Panjabi, who immigrated to the United States as a child from civil war-torn Liberia, grew up in North Carolina. He said many acts of kindness by people in the U.S. opened up a new life for him. He also spoke of a physician’s assistant in Liberia who would travel many miles to dangerous areas to provide care for those in areas affected by an Ebola outbreak.

H asked those in the audience who had at least one person do a selfless act for them that changed their lives.  Everyone raised their hands.

“Selflessness is contagious,” he told his fellow graduates. “Selfless acts give us – caregivers – the power to change the world.”

He urged all his fellow graduates to make selfless acts a part of their lives.

Not Always Aware of Selfless Acts

Caregivers who are caught up in the day-to-day events of doing what they do may not realize the power of their own selfless acts.

While statistics cannot capture the impact of all that a caregiver does, they are illuminating.

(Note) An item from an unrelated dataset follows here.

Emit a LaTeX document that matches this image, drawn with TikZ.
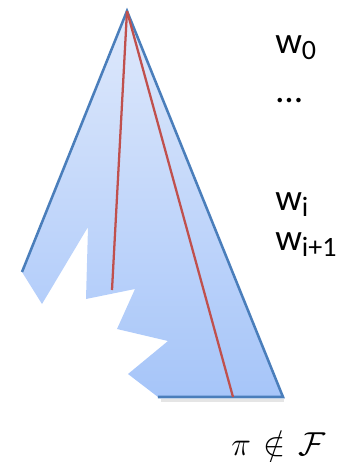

The National Alliance for Caregiving and the AARP estimate that 29 percent of the U.S. population are providing care services for ill, disabled or aging loved ones.

That translates into $375 billion worth of services that are provided through selfless acts of caregivers, far more than then $158 billion spent each year on nursing and home health care.

But that’s just one way to measure the impact. What’s more powerful, but cannot be measured, is how caregiving influences others. When people see others performing selfless acts, they are more inclined to do the same. As Panjabi said, such acts are “contagious.”

Caregiving is one of the most difficult jobs for anyone to take on. Yet the amazing people who do so are the real heroes of the world. Take time to appreciate the impact you are having on the world – you might even be changing it in ways you do not realize.